====== DATA FOR THE TASK ======

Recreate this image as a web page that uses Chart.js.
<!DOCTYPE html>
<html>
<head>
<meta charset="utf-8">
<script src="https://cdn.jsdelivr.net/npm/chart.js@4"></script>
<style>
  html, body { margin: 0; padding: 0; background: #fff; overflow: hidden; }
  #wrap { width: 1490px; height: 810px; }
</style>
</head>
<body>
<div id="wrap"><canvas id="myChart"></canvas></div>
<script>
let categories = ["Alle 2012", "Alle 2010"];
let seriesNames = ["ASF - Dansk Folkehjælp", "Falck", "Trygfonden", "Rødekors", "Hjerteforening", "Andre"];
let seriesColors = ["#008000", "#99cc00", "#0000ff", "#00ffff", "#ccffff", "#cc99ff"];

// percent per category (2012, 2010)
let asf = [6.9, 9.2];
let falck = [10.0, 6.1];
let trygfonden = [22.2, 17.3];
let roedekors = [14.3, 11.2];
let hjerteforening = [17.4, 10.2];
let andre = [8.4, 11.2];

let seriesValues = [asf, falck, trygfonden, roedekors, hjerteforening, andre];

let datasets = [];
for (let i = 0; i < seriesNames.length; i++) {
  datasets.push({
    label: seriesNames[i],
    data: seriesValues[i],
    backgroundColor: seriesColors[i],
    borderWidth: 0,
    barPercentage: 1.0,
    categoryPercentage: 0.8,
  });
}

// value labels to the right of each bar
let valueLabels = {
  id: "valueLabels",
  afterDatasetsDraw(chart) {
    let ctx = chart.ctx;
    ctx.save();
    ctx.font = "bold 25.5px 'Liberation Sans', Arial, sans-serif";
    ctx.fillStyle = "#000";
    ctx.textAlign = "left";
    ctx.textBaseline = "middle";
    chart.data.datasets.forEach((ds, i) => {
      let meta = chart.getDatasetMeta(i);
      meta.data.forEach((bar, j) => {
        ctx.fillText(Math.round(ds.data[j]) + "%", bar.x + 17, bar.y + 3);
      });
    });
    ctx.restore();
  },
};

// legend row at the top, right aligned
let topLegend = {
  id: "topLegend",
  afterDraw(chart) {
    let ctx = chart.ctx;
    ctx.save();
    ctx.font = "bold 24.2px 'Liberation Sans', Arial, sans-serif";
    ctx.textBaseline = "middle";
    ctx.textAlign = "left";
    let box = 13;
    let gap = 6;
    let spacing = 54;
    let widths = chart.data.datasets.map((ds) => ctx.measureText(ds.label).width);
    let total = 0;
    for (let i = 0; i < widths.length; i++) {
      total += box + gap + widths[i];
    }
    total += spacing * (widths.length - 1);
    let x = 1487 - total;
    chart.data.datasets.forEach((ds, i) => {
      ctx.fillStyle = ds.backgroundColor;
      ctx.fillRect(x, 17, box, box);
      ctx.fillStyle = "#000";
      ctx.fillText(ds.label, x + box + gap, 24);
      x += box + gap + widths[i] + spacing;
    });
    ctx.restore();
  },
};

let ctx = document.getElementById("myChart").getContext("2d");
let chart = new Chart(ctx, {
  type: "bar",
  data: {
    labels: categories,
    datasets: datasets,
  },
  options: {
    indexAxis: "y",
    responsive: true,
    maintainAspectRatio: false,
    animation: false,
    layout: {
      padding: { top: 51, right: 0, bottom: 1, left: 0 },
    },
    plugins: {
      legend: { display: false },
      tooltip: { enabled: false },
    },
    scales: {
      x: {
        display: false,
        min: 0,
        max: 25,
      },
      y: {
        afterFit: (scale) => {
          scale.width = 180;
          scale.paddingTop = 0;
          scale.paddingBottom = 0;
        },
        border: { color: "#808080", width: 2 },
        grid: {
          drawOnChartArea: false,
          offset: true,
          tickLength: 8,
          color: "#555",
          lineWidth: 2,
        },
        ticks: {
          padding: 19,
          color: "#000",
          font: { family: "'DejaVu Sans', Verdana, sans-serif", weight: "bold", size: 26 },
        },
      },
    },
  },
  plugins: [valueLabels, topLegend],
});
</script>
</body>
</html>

======
====== DATA FOR THE TASK ======

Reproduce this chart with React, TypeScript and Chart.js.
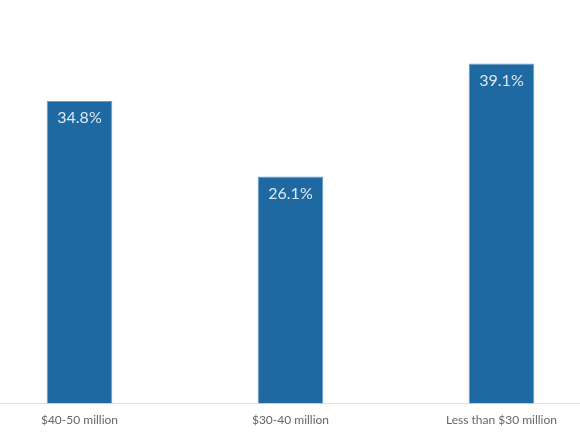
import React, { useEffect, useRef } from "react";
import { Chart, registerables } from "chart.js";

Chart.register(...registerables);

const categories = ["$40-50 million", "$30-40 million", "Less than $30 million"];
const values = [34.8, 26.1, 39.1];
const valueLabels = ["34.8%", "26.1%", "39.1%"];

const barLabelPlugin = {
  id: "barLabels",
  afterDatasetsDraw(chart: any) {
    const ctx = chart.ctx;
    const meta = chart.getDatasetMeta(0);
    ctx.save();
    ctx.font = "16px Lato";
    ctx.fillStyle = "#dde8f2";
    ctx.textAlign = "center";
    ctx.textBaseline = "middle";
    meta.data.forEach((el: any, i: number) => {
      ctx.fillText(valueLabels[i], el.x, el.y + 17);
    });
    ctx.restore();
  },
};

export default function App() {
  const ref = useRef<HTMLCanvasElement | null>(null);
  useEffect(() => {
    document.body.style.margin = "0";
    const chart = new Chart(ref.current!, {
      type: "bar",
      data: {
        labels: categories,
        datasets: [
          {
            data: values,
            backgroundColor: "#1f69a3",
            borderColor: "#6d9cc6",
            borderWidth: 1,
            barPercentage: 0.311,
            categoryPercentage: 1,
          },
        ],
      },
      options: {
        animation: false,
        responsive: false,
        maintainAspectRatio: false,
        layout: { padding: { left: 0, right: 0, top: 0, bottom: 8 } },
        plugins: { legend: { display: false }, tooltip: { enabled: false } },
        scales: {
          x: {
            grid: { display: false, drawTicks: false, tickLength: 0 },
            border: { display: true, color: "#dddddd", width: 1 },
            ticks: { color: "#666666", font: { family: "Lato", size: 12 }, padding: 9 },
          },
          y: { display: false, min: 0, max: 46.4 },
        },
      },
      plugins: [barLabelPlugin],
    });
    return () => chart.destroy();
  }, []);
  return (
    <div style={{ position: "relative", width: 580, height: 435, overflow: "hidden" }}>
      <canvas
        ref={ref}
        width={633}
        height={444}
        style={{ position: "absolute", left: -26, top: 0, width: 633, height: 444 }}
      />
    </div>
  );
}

======

WRITTEN INSTRUCTION:
Check each line above for "this" and return the ones that have it.

RESULT BELOW:
Recreate this image as a web page that uses Chart.js.
Reproduce this chart with React, TypeScript and Chart.js.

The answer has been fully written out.